Aside from the down time that I had to use to swap the hard drives, the logical volume was usable throughout the resynchronization and resizing process. This was impressive. However, now I have to take the volume offline by first umount the volume and changing it to inactive status.
sudo lvchange -an /dev/airvideovg2/airvideo
Note that I had stop the smbd and other services that was using the volume before I can unmount it.
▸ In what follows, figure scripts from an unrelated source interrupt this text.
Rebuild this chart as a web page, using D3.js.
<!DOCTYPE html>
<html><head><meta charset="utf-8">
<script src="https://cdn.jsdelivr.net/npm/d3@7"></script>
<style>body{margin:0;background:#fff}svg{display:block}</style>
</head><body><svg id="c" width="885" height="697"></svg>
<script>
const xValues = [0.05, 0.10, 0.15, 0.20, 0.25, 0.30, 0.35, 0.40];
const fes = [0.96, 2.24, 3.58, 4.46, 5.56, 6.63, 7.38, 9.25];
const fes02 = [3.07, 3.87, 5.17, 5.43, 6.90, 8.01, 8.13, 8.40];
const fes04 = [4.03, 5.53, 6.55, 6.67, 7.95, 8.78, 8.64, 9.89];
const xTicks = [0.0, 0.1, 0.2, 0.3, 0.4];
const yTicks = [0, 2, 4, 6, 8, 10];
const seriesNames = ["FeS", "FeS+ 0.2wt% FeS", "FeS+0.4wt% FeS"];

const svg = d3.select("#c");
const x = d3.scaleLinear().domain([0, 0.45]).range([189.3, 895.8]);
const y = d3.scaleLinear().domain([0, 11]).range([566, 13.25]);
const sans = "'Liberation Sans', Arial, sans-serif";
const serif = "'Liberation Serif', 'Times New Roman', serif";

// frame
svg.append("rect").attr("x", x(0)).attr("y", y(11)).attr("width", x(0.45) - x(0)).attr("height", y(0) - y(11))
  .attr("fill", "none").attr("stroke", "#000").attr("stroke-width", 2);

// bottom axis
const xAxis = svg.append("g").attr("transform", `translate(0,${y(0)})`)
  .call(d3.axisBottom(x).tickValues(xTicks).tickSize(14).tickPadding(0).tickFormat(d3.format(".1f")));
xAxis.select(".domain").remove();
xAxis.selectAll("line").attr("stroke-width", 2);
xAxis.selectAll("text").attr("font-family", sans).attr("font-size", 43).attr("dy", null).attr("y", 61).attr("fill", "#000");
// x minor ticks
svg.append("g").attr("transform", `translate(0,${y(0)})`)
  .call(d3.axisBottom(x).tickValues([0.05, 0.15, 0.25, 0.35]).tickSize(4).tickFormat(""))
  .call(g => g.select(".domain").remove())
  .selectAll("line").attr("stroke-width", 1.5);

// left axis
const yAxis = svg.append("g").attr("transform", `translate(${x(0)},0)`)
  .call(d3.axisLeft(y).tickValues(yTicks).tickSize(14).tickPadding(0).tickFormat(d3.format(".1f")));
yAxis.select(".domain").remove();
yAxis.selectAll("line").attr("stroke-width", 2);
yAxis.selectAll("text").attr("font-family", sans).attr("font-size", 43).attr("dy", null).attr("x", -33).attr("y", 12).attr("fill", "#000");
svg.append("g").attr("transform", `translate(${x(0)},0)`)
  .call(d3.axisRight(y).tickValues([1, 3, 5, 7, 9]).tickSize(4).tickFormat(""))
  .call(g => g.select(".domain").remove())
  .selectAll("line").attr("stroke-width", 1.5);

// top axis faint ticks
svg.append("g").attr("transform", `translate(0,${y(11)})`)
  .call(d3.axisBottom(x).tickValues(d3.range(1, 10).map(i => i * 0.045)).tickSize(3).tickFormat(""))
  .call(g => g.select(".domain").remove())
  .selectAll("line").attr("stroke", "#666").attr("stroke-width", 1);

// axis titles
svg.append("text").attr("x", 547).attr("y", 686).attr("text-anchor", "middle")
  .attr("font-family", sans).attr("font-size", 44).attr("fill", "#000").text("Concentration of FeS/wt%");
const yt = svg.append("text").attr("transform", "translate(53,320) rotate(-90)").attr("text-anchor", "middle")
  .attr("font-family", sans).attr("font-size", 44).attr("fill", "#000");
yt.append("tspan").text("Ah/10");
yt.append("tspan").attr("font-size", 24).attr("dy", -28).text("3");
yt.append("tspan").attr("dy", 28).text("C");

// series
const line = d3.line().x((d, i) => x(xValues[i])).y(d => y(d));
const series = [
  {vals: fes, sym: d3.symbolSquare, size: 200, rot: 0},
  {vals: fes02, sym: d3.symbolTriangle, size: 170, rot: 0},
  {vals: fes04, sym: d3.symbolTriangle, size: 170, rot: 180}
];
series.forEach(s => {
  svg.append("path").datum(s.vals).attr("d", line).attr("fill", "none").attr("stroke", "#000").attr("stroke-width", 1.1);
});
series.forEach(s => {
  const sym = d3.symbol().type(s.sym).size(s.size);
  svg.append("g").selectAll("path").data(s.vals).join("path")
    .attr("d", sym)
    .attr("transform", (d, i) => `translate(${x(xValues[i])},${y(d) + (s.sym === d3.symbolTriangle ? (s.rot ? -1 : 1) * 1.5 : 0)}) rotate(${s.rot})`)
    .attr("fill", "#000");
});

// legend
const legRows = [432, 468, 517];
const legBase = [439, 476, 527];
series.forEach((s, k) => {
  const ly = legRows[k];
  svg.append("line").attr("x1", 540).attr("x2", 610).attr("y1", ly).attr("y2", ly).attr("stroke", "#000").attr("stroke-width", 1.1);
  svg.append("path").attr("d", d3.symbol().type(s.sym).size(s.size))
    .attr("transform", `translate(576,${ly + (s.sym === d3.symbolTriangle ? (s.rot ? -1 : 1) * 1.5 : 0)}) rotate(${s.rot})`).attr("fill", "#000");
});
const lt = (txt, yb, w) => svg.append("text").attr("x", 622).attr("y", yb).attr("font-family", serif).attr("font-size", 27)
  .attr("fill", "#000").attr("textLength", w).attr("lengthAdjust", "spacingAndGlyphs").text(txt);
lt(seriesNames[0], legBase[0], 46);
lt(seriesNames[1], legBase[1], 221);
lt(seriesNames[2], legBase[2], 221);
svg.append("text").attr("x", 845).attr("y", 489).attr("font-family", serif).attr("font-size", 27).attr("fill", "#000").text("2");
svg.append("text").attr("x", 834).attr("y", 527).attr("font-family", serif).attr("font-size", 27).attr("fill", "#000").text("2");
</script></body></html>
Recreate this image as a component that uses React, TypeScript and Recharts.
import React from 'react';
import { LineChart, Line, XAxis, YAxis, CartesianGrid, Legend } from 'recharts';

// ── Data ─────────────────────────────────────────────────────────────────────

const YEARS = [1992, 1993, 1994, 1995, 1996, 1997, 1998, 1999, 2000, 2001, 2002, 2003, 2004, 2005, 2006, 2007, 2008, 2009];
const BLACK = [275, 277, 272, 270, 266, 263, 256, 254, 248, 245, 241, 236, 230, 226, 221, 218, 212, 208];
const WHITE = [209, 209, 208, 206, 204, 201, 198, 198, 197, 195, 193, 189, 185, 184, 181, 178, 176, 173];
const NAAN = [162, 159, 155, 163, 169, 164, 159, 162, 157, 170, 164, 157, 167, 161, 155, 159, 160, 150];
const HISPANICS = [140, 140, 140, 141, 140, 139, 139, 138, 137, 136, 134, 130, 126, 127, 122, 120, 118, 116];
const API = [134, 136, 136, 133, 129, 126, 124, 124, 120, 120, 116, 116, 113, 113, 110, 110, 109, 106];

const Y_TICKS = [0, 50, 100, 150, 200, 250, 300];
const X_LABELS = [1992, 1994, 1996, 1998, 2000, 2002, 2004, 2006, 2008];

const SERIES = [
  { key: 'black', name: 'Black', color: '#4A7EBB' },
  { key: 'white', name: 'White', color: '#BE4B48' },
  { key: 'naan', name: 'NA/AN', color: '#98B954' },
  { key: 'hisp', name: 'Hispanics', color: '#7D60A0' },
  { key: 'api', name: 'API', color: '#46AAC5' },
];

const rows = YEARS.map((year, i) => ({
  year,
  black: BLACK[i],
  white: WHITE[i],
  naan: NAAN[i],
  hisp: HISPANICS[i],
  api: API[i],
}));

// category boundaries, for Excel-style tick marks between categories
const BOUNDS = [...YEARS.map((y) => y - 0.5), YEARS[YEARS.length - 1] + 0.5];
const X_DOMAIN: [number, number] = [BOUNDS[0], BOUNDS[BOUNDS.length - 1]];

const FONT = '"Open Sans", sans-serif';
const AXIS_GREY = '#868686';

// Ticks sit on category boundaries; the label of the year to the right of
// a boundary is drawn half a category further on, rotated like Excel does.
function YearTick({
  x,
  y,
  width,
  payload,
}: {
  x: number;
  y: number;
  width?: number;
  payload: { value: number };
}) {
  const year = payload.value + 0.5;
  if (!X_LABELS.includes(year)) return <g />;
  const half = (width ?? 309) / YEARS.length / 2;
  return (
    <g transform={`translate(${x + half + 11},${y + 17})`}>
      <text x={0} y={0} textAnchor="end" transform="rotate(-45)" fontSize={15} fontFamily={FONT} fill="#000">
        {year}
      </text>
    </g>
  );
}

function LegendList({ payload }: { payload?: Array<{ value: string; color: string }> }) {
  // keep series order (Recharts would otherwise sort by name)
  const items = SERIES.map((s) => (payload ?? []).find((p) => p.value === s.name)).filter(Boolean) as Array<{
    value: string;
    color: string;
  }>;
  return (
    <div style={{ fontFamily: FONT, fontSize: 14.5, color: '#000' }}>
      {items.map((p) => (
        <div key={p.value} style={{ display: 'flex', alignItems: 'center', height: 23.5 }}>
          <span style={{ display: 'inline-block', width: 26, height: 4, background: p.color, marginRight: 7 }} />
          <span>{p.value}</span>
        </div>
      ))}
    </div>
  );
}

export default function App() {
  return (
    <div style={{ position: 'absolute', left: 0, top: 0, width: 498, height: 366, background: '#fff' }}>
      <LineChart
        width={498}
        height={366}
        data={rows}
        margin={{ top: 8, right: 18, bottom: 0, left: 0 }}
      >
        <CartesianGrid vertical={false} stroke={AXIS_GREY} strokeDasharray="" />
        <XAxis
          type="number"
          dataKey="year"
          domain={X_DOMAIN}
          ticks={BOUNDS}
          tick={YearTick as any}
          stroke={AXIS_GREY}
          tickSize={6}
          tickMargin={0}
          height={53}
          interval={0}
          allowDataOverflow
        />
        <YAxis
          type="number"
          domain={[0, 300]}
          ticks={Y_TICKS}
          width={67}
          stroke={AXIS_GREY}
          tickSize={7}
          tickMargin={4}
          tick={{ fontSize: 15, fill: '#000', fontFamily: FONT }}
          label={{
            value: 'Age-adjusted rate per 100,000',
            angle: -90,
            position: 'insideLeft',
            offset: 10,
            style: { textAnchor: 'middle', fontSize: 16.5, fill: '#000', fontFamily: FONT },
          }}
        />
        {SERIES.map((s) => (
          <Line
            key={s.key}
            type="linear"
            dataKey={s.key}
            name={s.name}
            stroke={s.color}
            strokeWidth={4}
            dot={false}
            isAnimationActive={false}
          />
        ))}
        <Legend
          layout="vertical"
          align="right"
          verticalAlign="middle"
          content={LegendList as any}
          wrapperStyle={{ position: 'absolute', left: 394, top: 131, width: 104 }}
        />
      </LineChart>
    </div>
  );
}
The last step is to resize the file system of the logical volume, but before I can do that I was forced to perform a file system check.
e2fsck -f /dev/airvideovg2/airvideo
resize2fs -p /dev/airvideovg2/airvideo
I rebooted the machine to ensure all the new configurations held, and voila I upgraded my 8TB network attached storage to 10TB! Okay it was not super simple, but the upgrade process was pretty simple and painless. The down time was minimal. The LVM and mdadm guys did a really good job here.